そのネットで私がかつて「ことば会議」に参加していた頃に覚えのあった「道浦俊彦とっておきの話」というサイトでこの問題を扱っていたので次に紹介したい。


《ことばの話「『を』の発音」 新人アナウンサーの小林杏奈さん。現在、一生懸命研修中です。先日、初めて私が「先生」を務めました。発音を聞いていて、「あれ?」と思ったのは、彼女は「を」を、「ウォ」と発音していたのです。

「『を』と『お』は同じ発音だよ。」

と言うと

「そうなんですかあ、わかりました!」

と元気の良い返事。でもそのあともやっぱり「ウォ」と言っています。これはきっと昔から癖になっているんだ、と思った時に、「もしや・・・」と感じ、その日、いつも教えに行っているアナウンス学校に行くと、生徒の独りが小林アナと同じように、「を」を「ウォ」と発音しているではありませんか!

念のため、そのクラスの生徒18人に聞いたところ、4人が「『を』と『お』の発音は区別している」と答えたのです!年齢は17歳から23歳。その中の一人は、

「小学校の時の先生が、「"を"と"お"の発音は違うと教えてくれて、それ以来、区別している」と答えました。

翌日、今度は神戸の女子短大で講義をした時に、そのクラスの一年生(18、9歳)11人に聞いたところ、2人が「『を』と『お』の発音を区別している」と答えました。全部トータルすると、30人中7人、ほぼ4人に1人の23,3%もいるのです。

これはいったいどうしたことなのでしょうか?

もちろん、昔は「わ行」である「を」と「あ行」の「お」は表記が違うのと同じように発音も違ったでしょうが、現代の国語教育の中で、その発音を区別して教えているとは思えません。鼻濁音も教えていないんだし。

理由として考えられることは、

(1) 外国語の発音になじんだ若い子が、「ウォ」という発音を外国語から学んだ。 (2) ワープロを打つ時に、ローマ字入力だと「を」は「WO」とキーを打つので、「を」の発音は「WO」だと思ってしまった。

というようなことが考えられます。他にも原因はあるかも知れません。もしかしたら、方言の発音で現在も「を」を「ウォ」と発音しているのかもしれません。

アナウンサーの中でも、少し前から「シ」を「スィ」としか発音できない人も出てきています。少なくともアナウンサーにとって、これは問題です。
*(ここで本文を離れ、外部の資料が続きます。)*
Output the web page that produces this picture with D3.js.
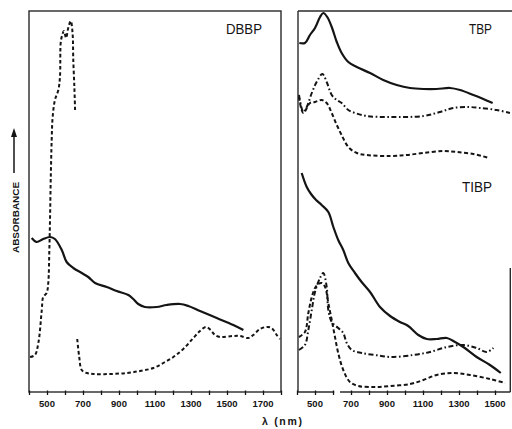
<!DOCTYPE html>
<html><head><meta charset="utf-8">
<script src="https://cdn.jsdelivr.net/npm/d3@7/dist/d3.min.js"></script>
<style>body{margin:0;background:#fff}svg{display:block}</style>
</head><body>
<script>
// wavelength (nm) / relative absorbance (arbitrary units)
const dbbpSolidNm  = [415,443,479,517,544,582,609,646,693,729,767,832,887,952,979,1007,1044,1109,1165,1239,1285,1350,1443,1535,1591];
const dbbpSolidA   = [154,150,153,155,153,142,130,124,119,115,109,105,101,97,93,88,85,85,87,88,86,81,74,67,62];
const dbbpDash1Nm  = [406,433,452,471,479,498,507,513,517,521,526,531,544,563,572,576,583,594,606,618,632,642,646,652,656];
const dbbpDash1A   = [35,37,49,82,95,99,109,142,175,215,252,274,292,302,315,349,356,361,354,364,371,359,332,305,282];
const dbbpDash2Nm  = [668,679,693,721,757,850,943,1017,1091,1146,1202,1257,1313,1350,1383,1409,1433,1461,1535,1572,1618,1646,1683,1721,1748,1776,1794];
const dbbpDash2A   = [53,35,22,19,18,18,19,21,24,29,35,43,54,61,65,62,57,55,56,56,54,57,63,65,64,57,53];

const tbpSolidNm   = [413,444,472,500,528,546,568,593,621,648,685,732,806,879,954,1028,1102,1176,1250,1306,1380,1435,1487];
const tbpSolidA    = [349,349,357,364,375,379,375,365,350,339,330,325,319,312,307,304,303,303,304,302,297,293,289];
const tbpDotDashNm = [411,435,454,482,509,541,565,593,621,648,685,722,787,917,1102,1194,1268,1352,1417,1509,1583];
const tbpDotDashA  = [297,280,285,299,310,318,310,297,292,289,282,279,276,275,276,280,284,285,284,282,279];
const tbpDashNm    = [411,435,472,500,537,565,593,621,648,685,732,787,917,1009,1102,1213,1287,1380,1468];
const tbpDashA     = [295,279,289,290,292,289,279,267,257,245,239,237,236,237,239,241,240,238,234];

const tibpSolidNm  = [426,454,478,506,537,574,602,629,657,685,722,759,806,861,917,972,1018,1074,1121,1176,1232,1278,1324,1398,1472,1532];
const tibpSolidA   = [219,205,198,192,187,180,165,152,142,129,119,110,100,85,76,70,66,57,53,53,54,50,45,35,27,19];
const tibpDotDashNm= [411,444,463,482,500,528,546,565,574,593,629,657,676,704,759,833,917,1046,1139,1232,1324,1398,1454,1491];
const tibpDotDashA = [42,47,62,82,100,114,119,105,82,70,64,59,49,42,39,37,35,37,40,45,47,44,40,44];
const tibpDashNm   = [411,444,463,482,500,518,537,556,574,593,611,629,657,694,741,833,917,1028,1102,1176,1268,1361,1472,1556];
const tibpDashA    = [55,60,79,95,104,108,109,105,89,72,55,39,22,10,6,5,6,8,12,17,19,17,13,9];

const leftTicks  = [400,500,600,700,800,900,1000,1100,1200,1300,1400,1500,1600,1700,1800];
const leftLabels = [500,700,900,1100,1300,1500,1700];
const rightTicks = [400,500,600,700,800,900,1000,1100,1200,1300,1400,1500];
const rightLabels= [500,700,900,1100,1300,1500];

const W = 512, H = 429;
const svg = d3.select("body").append("svg").attr("width", W).attr("height", H);
const ink = "#141414";

const y = d3.scaleLinear().domain([0, 381]).range([392, 11]);
const xL = d3.scaleLinear().domain([400, 1800]).range([29, 281]);
const xR = d3.scaleLinear().domain([400, 1585]).range([297, 510.3]);

function zip(a, b){ return a.map((v,i)=>[v,b[i]]); }
function curve(xs, nm, A, dash, w){
  const line = d3.line().x(d=>xs(d[0])).y(d=>y(d[1])).curve(d3.curveCatmullRom.alpha(0.5));
  svg.append("path").attr("d", line(zip(nm, A)))
    .attr("fill","none").attr("stroke",ink).attr("stroke-width",w)
    .attr("stroke-dasharray", dash).attr("stroke-linejoin","round");
}

// frames
const fr = svg.append("g").attr("stroke","#2a2a2a").attr("stroke-width",1.4).attr("fill","none");
fr.append("rect").attr("x",xL(400)).attr("y",y(381)).attr("width",xL(1800)-xL(400)).attr("height",y(0)-y(381));
fr.append("line").attr("x1",xR(400)+1).attr("x2",xR(400)+1).attr("y1",y(381)).attr("y2",y(0));
fr.append("line").attr("x1",xR(400)+1).attr("x2",W).attr("y1",y(381)).attr("y2",y(381));
fr.append("line").attr("x1",xR(1585)).attr("x2",xR(1585)).attr("y1",268).attr("y2",y(0));
fr.append("line").attr("x1",xR(400)+1).attr("x2",xR(607)).attr("y1",y(0)).attr("y2",y(0));
fr.append("line").attr("x1",xR(639)).attr("x2",xR(1585)).attr("y1",y(0)).attr("y2",y(0));

// axes
function axis(xs, ticks, labels){
  const g = svg.append("g").attr("transform",`translate(0,${y(0)})`);
  g.call(d3.axisBottom(xs).tickValues(ticks).tickSize(3).tickFormat(""));
  g.select(".domain").remove();
  g.selectAll(".tick line").attr("stroke",ink).attr("stroke-width",1.3).attr("y1",-1.5);
  svg.append("g").selectAll("text").data(labels).join("text")
    .attr("x",d=>xs(d)).attr("y",406.5).attr("text-anchor","middle")
    .attr("font-family","Liberation Sans, Arial, sans-serif").attr("font-weight","bold")
    .attr("font-size",9.5).attr("fill",ink).text(d=>d);
}
axis(xL, leftTicks, leftLabels);
axis(xR, rightTicks, rightLabels);

// curves
curve(xL, dbbpSolidNm, dbbpSolidA, null, 2.2);
curve(xL, dbbpDash1Nm, dbbpDash1A, "3.5,2.5", 2);
curve(xL, dbbpDash2Nm, dbbpDash2A, "3.5,2.5", 2);
curve(xR, tbpSolidNm, tbpSolidA, null, 2.2);
curve(xR, tbpDotDashNm, tbpDotDashA, "5,2.5,1.6,2.5", 2);
curve(xR, tbpDashNm, tbpDashA, "4,2.5", 2);
curve(xR, tibpSolidNm, tibpSolidA, null, 2.2);
curve(xR, tibpDotDashNm, tibpDotDashA, "5,2.5,1.6,2.5", 2);
curve(xR, tibpDashNm, tibpDashA, "4,2.5", 2);

// labels
const font = "Liberation Sans, Arial, sans-serif";
function lab(t, x, yb, size, len){
  svg.append("text").attr("x",x).attr("y",yb).attr("font-family",font).attr("font-size",size)
    .attr("fill",ink).attr("textLength",len).attr("lengthAdjust","spacingAndGlyphs").text(t);
}
lab("DBBP", 226, 33.5, 15, 36);
lab("TBP", 469, 33.5, 14, 23);
lab("TIBP", 462, 191.5, 14, 30);

svg.append("text").attr("transform","translate(19,217.5) rotate(-90)")
  .attr("text-anchor","middle").attr("font-family",font).attr("font-weight","bold")
  .attr("font-size",8.5).attr("fill",ink).attr("textLength",71).attr("lengthAdjust","spacingAndGlyphs")
  .text("ABSORBANCE");
svg.append("line").attr("x1",14).attr("x2",14).attr("y1",173).attr("y2",134)
  .attr("stroke",ink).attr("stroke-width",1.5);
svg.append("path").attr("d","M14,128 L11,137 L17,137 Z").attr("fill",ink);

svg.append("text").attr("x",262).attr("y",425).attr("font-family",font).attr("font-weight","bold")
  .attr("font-size",10.5).attr("fill",ink).attr("textLength",40).attr("lengthAdjust","spacing")
  .text("λ  (nm)");
</script>
</body></html>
もしかしてもしかしたら、顔の骨格、顎の形などに変化が起きてきているのかもしれません。それは教育の問題ではなくて、食生活の問題と言えるでしょう。「を」は、顎の形とは関係ないと思うけど。 果たして小林アナは、テレビデビューまでにちゃんと「を」を「オ」と発音できるようになるか?ちょっと気になる現状なのです。》


「を」が「お」と異なる「ウォ」の発音として現代が奈良時代に先祖返りするスキがそこかしこに転がっていることが見て取れる。


言葉に変化はつきものだが、変化の必然性からではなく、単なる惰性からの変化は日本語の自律性に寄与しない。


写真は、文楽の人形とのツーショット。今夏の日本での旅で四国徳島の人形浄瑠璃を堪能した。

世界に誇るべき日本の古典芸能だが、私の隣で、心なしか、寂しげな白い顔。